Par ailleurs, les auteurs ont également examiné quels types de lieux faisaient l’objet de vidéosurveillance. Il en ressort que les caméras sont souvent placées sur les places communales, parvis d’église, rues commerçantes, principaux carrefours et axes de circulation, stations de métro comprises. Tout comme dans les gares, la circulation y est importante et la surveillance, de mise. Réciproquement, les places, les bars, parcs et parkings, où la mobilité est très faible, sont aussi fréquemment surveillés électroniquement. Enfin, certains lieux sont équipés du fait de l’intérêt qui leur est propre. C’est le cas des monuments et des sites touristiques (Atomium, Grand-Place...), des sites d’intérêt national (ministères, Palais royal...) et des sites d’intérêt communal (hôtels de ville, bibliothèques, mais aussi écoles et logements sociaux). Dans ce dernier cas, il semble que les conseils communaux se comportent à l’image de propriétaires protégeant leurs biens.

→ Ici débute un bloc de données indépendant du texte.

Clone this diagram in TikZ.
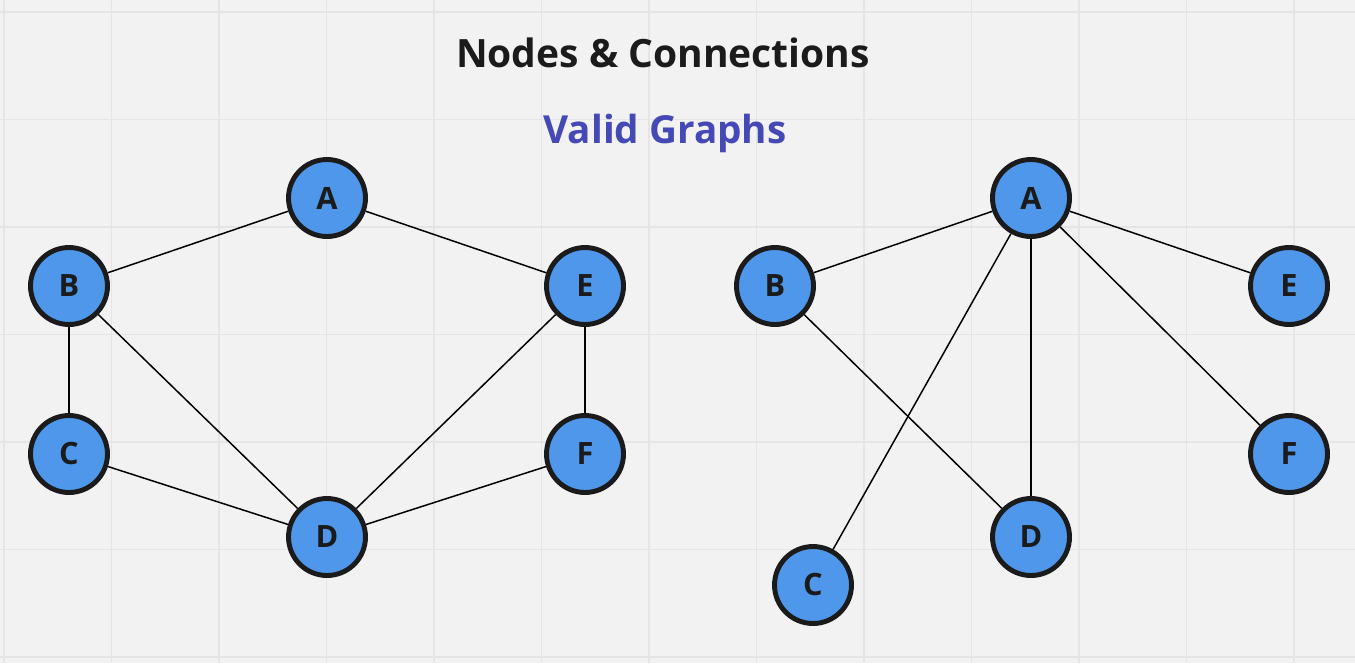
\documentclass[tikz,border=0pt]{standalone}
\usepackage{fontspec}
\setmainfont{Open Sans}
\usepackage{tikz}
\usetikzlibrary{positioning}
\definecolor{bgGray}{HTML}{F2F2F2}
\definecolor{gridGray}{HTML}{E5E5E5}
\definecolor{nodeBlue}{HTML}{4F97EA}
\definecolor{titleBlue}{HTML}{4449B5}
\definecolor{inkDark}{HTML}{1B1B1B}
\tikzset{graph-node/.style={circle, draw=inkDark, fill=nodeBlue, line width=2.8pt, minimum size=1.54cm, inner sep=0, font=\fontsize{17.5}{20}\selectfont\bfseries, text=inkDark}}
\tikzset{graph-edge/.style={line width=0.85pt, black}}
\tikzset{title-text/.style={font=\fontsize{22.2}{26}\selectfont\bfseries, text=inkDark}}
\tikzset{sub-text/.style={font=\fontsize{22}{25}\selectfont\bfseries, text=titleBlue}}

\begin{document}
\begin{tikzpicture}[x=0.02cm, y=-0.02cm]
    \fill[bgGray] (0,0) rectangle (1355,663);
    \useasboundingbox (0,0) rectangle (1355,663);
    % grid
    \foreach \gx in {4,111.5,...,1360} {
        \draw[gridGray, line width=0.6pt] (\gx,0) -- (\gx,663);
    }
    \foreach \gy in {12,119.5,...,663} {
        \draw[gridGray, line width=0.6pt] (0,\gy) -- (1355,\gy);
    }

    \node[title-text] (title) at (663,53) {Nodes \& Connections};
    \node[sub-text] (subtitle) at (665,133) {Valid Graphs};

    % left graph
    \node[graph-node] (la) at (327,198) {A};
    \node[graph-node] (lb) at (69,286) {B};
    \node[graph-node] (le) at (585,286) {E};
    \node[graph-node] (lc) at (69,454) {C};
    \node[graph-node] (lf) at (585,454) {F};
    \node[graph-node] (ld) at (327,537) {D};

    \draw[graph-edge] (la) -- (lb);
    \draw[graph-edge] (la) -- (le);
    \draw[graph-edge] (lb) -- (lc);
    \draw[graph-edge] (lb) -- (ld);
    \draw[graph-edge] (le) -- (lf);
    \draw[graph-edge] (le) -- (ld);
    \draw[graph-edge] (lc) -- (ld);
    \draw[graph-edge] (lf) -- (ld);

    % right graph
    \node[graph-node] (ra) at (1031,198) {A};
    \node[graph-node] (rb) at (775,286) {B};
    \node[graph-node] (re) at (1289,286) {E};
    \node[graph-node] (rf) at (1289,454) {F};
    \node[graph-node] (rd) at (1031,537) {D};
    \node[graph-node] (rc) at (813,585) {C};

    \draw[graph-edge] (ra) -- (rb);
    \draw[graph-edge] (ra) -- (re);
    \draw[graph-edge] (ra) -- (rf);
    \draw[graph-edge] (ra) -- (rd);
    \draw[graph-edge] (ra) -- (rc);
    \draw[graph-edge] (rb) -- (rd);
\end{tikzpicture}
\end{document}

Les auteurs soulignent que des faits divers dramatiques servent systématiquement d’argument pour plaider en faveur de la mise en place ou du développement de réseaux de caméras de surveillance, empêchant ainsi toute possibilité de débat. Pourtant, l’efficacité de la présence de caméras de surveillance fait toujours débat : on assisterait souvent à un déplacement spatial des délits, plutôt qu’à une baisse généralisée de la criminalité. Les causes présidant à l’installation de caméras sont donc à chercher ailleurs. La compétition interurbaine est l’une d’elles, et expliquerait, conjointement avec la pression exercée par les commerçants, la prédominance des caméras dans le centre-ville de Bruxelles (et les quartiers populaires proches), ainsi que dans le quartier européen, pour faire de Bruxelles une ville « sûre » et attractive tant pour les visiteurs que pour les investisseurs.
Les auteurs concluent que si la vidéosurveillance s’inscrit dans des tendances globales (grands intérêts économiques ou foi dans les solutions techniques aux problèmes sociaux), il est nécessaire d’évaluer le contexte local dans ses dimensions sociale, juridique, fiscale et politique afin d’en établir la cartographie.